Notes Regarding the Use of Operating Metrics
MSCI has presented supplemental key operating metrics as part of
this earnings release, including Run Rate, subscription sales and
cancellations, non-recurring sales and Aggregate Retention
Rate.
The Aggregate Retention Rate for a period is calculated by
annualizing the cancellations for which we have received a notice
of termination or for which we believe there is an intention not to
renew during the period, and we believe that such notice or
intention evidences the client’s final decision to terminate or not
renew the applicable agreement, even though such notice is not
effective until a later date. This annualized cancellation figure
is then divided by the subscription Run Rate at the beginning of
the year to calculate a cancellation rate. This cancellation rate
is then subtracted from 100% to derive the annualized Aggregate
Retention Rate for the period. The Aggregate Retention Rate is
computed on a product-by-product basis. Therefore, if a client
reduces the number of products to which it subscribes or switches
between our products, we treat it as a cancellation. In addition,
we treat any reduction in fees resulting from renegotiated
contracts as a cancellation in the calculation to the extent of the
reduction.
Run Rate estimates at a particular point in time the annualized
value of the recurring revenues under our client license agreements
(“Client Contracts”) for the next 12 months, assuming all Client
Contracts that come up for renewal are renewed and assuming
then-current currency exchange rates, subject to the adjustments
and exclusions described elsewhere in our Public Filings. For any
Client Contract where fees are linked to an investment product’s
assets or trading volume, the Run Rate calculation reflects, for
ETFs, the market value on the last trading day of the period, for
futures and options, the most recent quarterly volumes, and for
other non-ETF products, the most recent client reported assets. Run
Rate does not include fees associated with “one-time” and other
non-recurring transactions. In addition, we add to Run Rate the
annualized fee value of recurring new sales, whether to existing or
new clients, when we execute Client Contracts, even though the
license start date may not be effective until a later date. We
remove from Run Rate the annualized fee value associated with
products or services under any Client Contract with respect to
which we have received a notice of termination or non-renewal
during the period and determined that such notice evidences the
client’s final decision to terminate or not renew the applicable
products or services, even though such notice is not effective
until a later date.
Organic subscription Run Rate or revenue growth ex FX is defined
as the period over period Run Rate or revenue growth, excluding the
impact of changes in foreign currency and the first year impact of
any acquisitions. It is also adjusted for divestitures. Changes in
foreign currency are calculated by applying the end of period
currency exchange rate from the comparable prior period to current
period foreign currency denominated Run Rate or revenue. This
metric also excludes the impact on the growth in subscription Run
Rate or revenue of the acquisitions of IPD, InvestorForce, and GMI
for their respective first year of operations as part of MSCI, as
well as the divestiture of MSCI’s Real Estate occupiers
benchmarking business which closed on August 1, 2016.

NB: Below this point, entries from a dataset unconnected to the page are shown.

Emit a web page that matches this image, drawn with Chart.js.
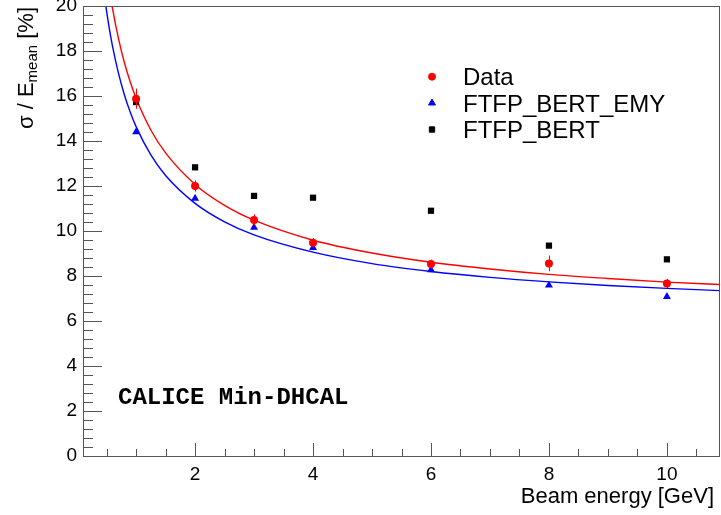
<!DOCTYPE html>
<html>
<head>
<meta charset="utf-8">
<script src="https://cdn.jsdelivr.net/npm/chart.js@4.4.1/dist/chart.umd.min.js"></script>
<style>
  html, body { margin: 0; padding: 0; background: #fff; }
  #wrap { width: 721px; height: 515px; }
</style>
</head>
<body>
<div id="wrap"><canvas id="c"></canvas></div>
<script>
// valeurs
const energies = [1, 2, 3, 4, 6, 8, 10];
const dataRes  = [15.88, 12.0, 10.49, 9.48, 8.53, 8.56, 7.67];
const dataErr  = [0.45, 0.25, 0.25, 0.2, 0.2, 0.35, 0.2];
const emyRes   = [14.4, 11.45, 10.16, 9.26, 8.27, 7.59, 7.08];
const bertRes  = [15.73, 12.83, 11.56, 11.48, 10.9, 9.35, 8.74];

// courbes d'ajustement (lues le long des traits)
const fitE    = [0.45, 0.5, 0.55, 0.6, 0.7, 0.8, 0.9, 1, 1.25, 1.5, 2, 2.5, 3, 4, 5, 6, 7, 8, 9, 10, 10.9];
const dataFit = [22.5, 21.6, 20.7, 19.89, 18.57, 17.5, 16.63, 15.9, 14.49, 13.47, 12.07, 11.14, 10.48, 9.59, 9.02, 8.61, 8.31, 8.07, 7.89, 7.73, 7.62];
const emyFit  = [20.7, 19.77, 18.94, 18.22, 17.03, 16.07, 15.29, 14.64, 13.38, 12.47, 11.23, 10.41, 9.83, 9.06, 8.55, 8.2, 7.94, 7.74, 7.58, 7.45, 7.35];

const xTicks = [2, 4, 6, 8, 10];
const yTicks = [0, 2, 4, 6, 8, 10, 12, 14, 16, 18, 20];

const legendItems = [
    { label: 'Data', style: 'circle', color: '#ff0000', r: 3.5 },
    { label: 'FTFP_BERT_EMY', style: 'triangle', color: '#0000ff', r: 4 },
    { label: 'FTFP_BERT', style: 'rect', color: '#000000', r: 3.8 }
];

const toXY = (xs, ys) => xs.map((x, i) => ({ x: x, y: ys[i] }));

// cadre, graduations internes, barres d'erreur, textes
const rootStyle = {
    id: 'rootStyle',
    afterDatasetsDraw(chart) {
        const ctx = chart.ctx;
        const xs = chart.scales.x, ys = chart.scales.y;

        // barres d'erreur des données
        ctx.save();
        ctx.strokeStyle = '#ff0000';
        ctx.lineWidth = 1;
        energies.forEach((e, i) => {
            const px = Math.round(xs.getPixelForValue(e)) + 0.5;
            ctx.beginPath();
            ctx.moveTo(px, ys.getPixelForValue(dataRes[i] - dataErr[i]));
            ctx.lineTo(px, ys.getPixelForValue(dataRes[i] + dataErr[i]));
            ctx.stroke();
        });
        ctx.restore();
    },
    afterDraw(chart) {
        const ctx = chart.ctx;
        const xs = chart.scales.x, ys = chart.scales.y;
        const a = chart.chartArea;
        ctx.save();
        ctx.strokeStyle = '#555';
        ctx.lineWidth = 1;
        ctx.strokeRect(Math.round(a.left) + 0.5, Math.round(a.top) + 0.5,
                       Math.round(a.right - a.left) - 1, Math.round(a.bottom - a.top));

        ctx.beginPath();
        // y : majeures tous les 2, mineures tous les 0.4
        for (let v = 0; v <= 20.001; v += 0.4) {
            const py = Math.round(ys.getPixelForValue(v)) + 0.5;
            const major = Math.abs(v / 2 - Math.round(v / 2)) < 1e-6;
            ctx.moveTo(a.left, py);
            ctx.lineTo(a.left + (major ? 19 : 10), py);
        }
        // x : majeures tous les 2, mineures tous les 0.5
        for (let v = 0.5; v <= 10.8; v += 0.5) {
            const px = Math.round(xs.getPixelForValue(v)) + 0.5;
            const major = Math.abs(v / 2 - Math.round(v / 2)) < 1e-6;
            ctx.moveTo(px, a.bottom);
            ctx.lineTo(px, a.bottom - (major ? 13 : 7));
        }
        ctx.stroke();

        // titre de l'axe x
        ctx.fillStyle = '#000';
        ctx.font = '22px "Liberation Sans", Arial, sans-serif';
        ctx.textAlign = 'right';
        ctx.textBaseline = 'alphabetic';
        ctx.fillText('Beam energy [GeV]', 714, 503);

        // titre de l'axe y avec indice
        ctx.save();
        ctx.translate(33, 7);
        ctx.rotate(-Math.PI / 2);
        ctx.textAlign = 'left';
        const big = '22px "Liberation Sans", Arial, sans-serif';
        const small = '15px "Liberation Sans", Arial, sans-serif';
        ctx.font = big;
        const w1 = ctx.measureText('\u03c3 / E').width;
        const w3 = ctx.measureText(' [%]').width;
        ctx.font = small;
        const w2 = ctx.measureText('mean').width;
        let x0 = -(w1 + w2 + w3);
        ctx.font = big;
        ctx.fillText('\u03c3 / E', x0, 0);
        ctx.font = small;
        ctx.fillText('mean', x0 + w1, 4);
        ctx.font = big;
        ctx.fillText(' [%]', x0 + w1 + w2, 0);
        ctx.restore();

        // étiquette CALICE
        ctx.font = 'bold 24px "Liberation Mono", "Courier New", monospace';
        ctx.textAlign = 'left';
        ctx.fillText('CALICE Min-DHCAL', 118, 404);

        // légende
        const rows = [76.7, 103, 129.5];
        legendItems.forEach((it, i) => {
            ctx.fillStyle = it.color;
            ctx.strokeStyle = it.color;
            Chart.helpers.drawPoint(ctx, {
                pointStyle: it.style, radius: it.r, rotation: 0, borderWidth: 1
            }, 432, rows[i]);
            ctx.fillStyle = '#000';
            ctx.font = '24px "Liberation Sans", Arial, sans-serif';
            ctx.fillText(it.label, 463, rows[i] + 8.5);
        });
        ctx.restore();
    }
};

new Chart(document.getElementById('c'), {
    type: 'scatter',
    data: {
        datasets: [
            {
                label: 'Data', data: toXY(energies, dataRes),
                pointStyle: 'circle', pointRadius: 4, pointHoverRadius: 4,
                backgroundColor: '#ff0000', borderColor: '#ff0000', borderWidth: 0
            },
            {
                label: 'FTFP_BERT_EMY', data: toXY(energies, emyRes),
                pointStyle: 'triangle', pointRadius: 4.6, pointHoverRadius: 4.6,
                backgroundColor: '#0000ff', borderColor: '#0000ff', borderWidth: 0
            },
            {
                label: 'FTFP_BERT', data: toXY(energies, bertRes),
                pointStyle: 'rect', pointRadius: 4.4, pointHoverRadius: 4.4,
                backgroundColor: '#000000', borderColor: '#000000', borderWidth: 0
            },
            {
                label: 'fit Data', data: toXY(fitE, dataFit), type: 'line',
                showLine: true, pointRadius: 0, borderColor: '#ff0000', borderWidth: 1.4,
                cubicInterpolationMode: 'monotone', fill: false, clip: 0
            },
            {
                label: 'fit EMY', data: toXY(fitE, emyFit), type: 'line',
                showLine: true, pointRadius: 0, borderColor: '#0000ff', borderWidth: 1.4,
                cubicInterpolationMode: 'monotone', fill: false, clip: 0
            }
        ]
    },
    options: {
        responsive: true,
        maintainAspectRatio: false,
        animation: false,
        events: [],
        layout: { autoPadding: false, padding: { top: 6, right: 1, left: 0, bottom: 0 } },
        plugins: { legend: { display: false }, tooltip: { enabled: false } },
        scales: {
            x: {
                type: 'linear', min: 0.1, max: 10.9,
                grid: { display: false, drawTicks: false },
                border: { display: false },
                afterBuildTicks: s => { s.ticks = xTicks.map(v => ({ value: v })); },
                afterFit: s => {
                    s.height = 59;
                    s.paddingLeft = 0; s.paddingRight = 0;
                },
                ticks: {
                    color: '#000', padding: 7, maxRotation: 0, autoSkip: false,
                    font: { family: '"Liberation Sans", Arial, sans-serif', size: 19 }
                }
            },
            y: {
                type: 'linear', min: 0, max: 20,
                grid: { display: false, drawTicks: false },
                border: { display: false },
                afterBuildTicks: s => { s.ticks = yTicks.map(v => ({ value: v })); },
                afterFit: s => {
                    s.width = 83;
                    s.paddingTop = 0; s.paddingBottom = 0;
                },
                ticks: {
                    color: '#000', padding: 6, autoSkip: false,
                    font: { family: '"Liberation Sans", Arial, sans-serif', size: 19 }
                }
            }
        }
    },
    plugins: [rootStyle]
});
</script>
</body>
</html>
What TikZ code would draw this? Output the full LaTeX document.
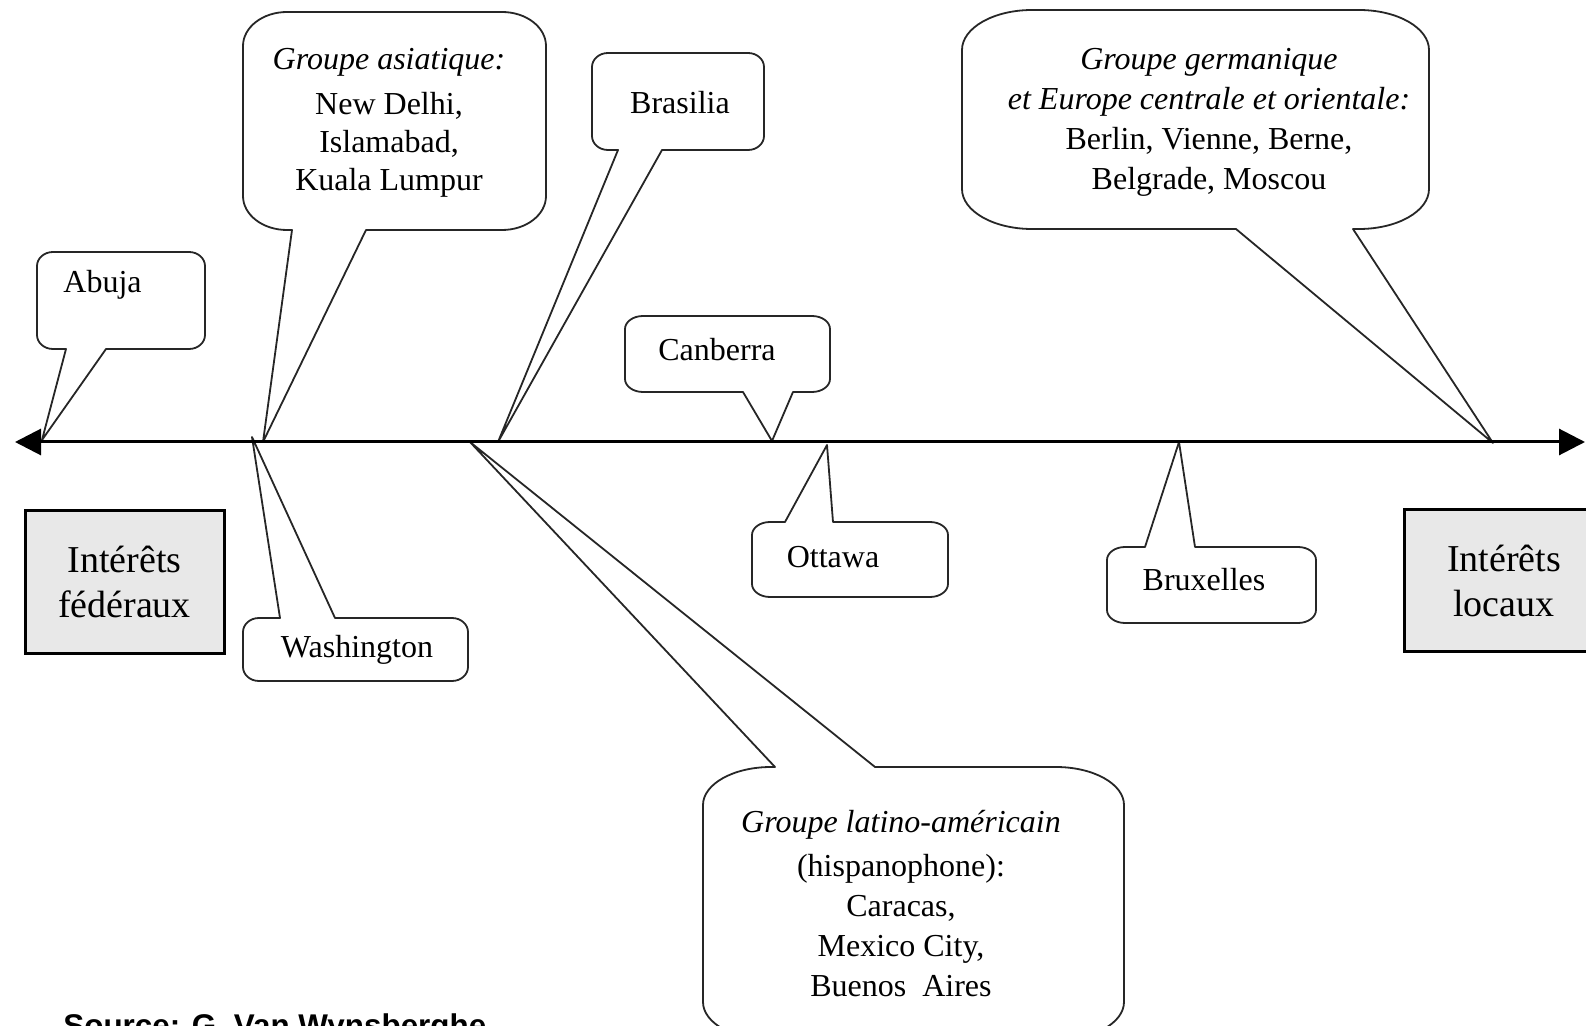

Notes Regarding the Use of Non-GAAP Financial
Measures
MSCI has presented supplemental non-GAAP financial measures as
part of this earnings release. Reconciliations are provided in
Tables 9 – 12 below that reconcile each non-GAAP financial measure
with the most comparable GAAP measure. The non-GAAP financial
measures presented in this earnings release should not be
considered as alternative measures for the most directly comparable
GAAP financial measures. The non-GAAP financial measures presented
in this earnings release are used by management to monitor the
financial performance of the business, inform business
decision-making and forecast future results.
“Adjusted EBITDA” is defined as net income before provision for
income taxes, other expense (income), net, depreciation and
amortization of property, equipment and leasehold improvements,
amortization of intangible assets and, at times, certain other
transactions or adjustments.
“Adjusted EBITDA expenses” is defined as operating expenses less
depreciation and amortization of property, equipment and leasehold
improvements and amortization of intangible assets.
“Adjusted net income” and “adjusted EPS” are defined as net
income and diluted EPS, respectively, before the after-tax impact
of the amortization of acquired intangible assets and, at times,
certain other transactions or adjustments. For periods prior to
first quarter 2017, the amortization associated with capitalized
software development costs was included as an adjustment to
adjusted net income and adjusted EPS as it was not material.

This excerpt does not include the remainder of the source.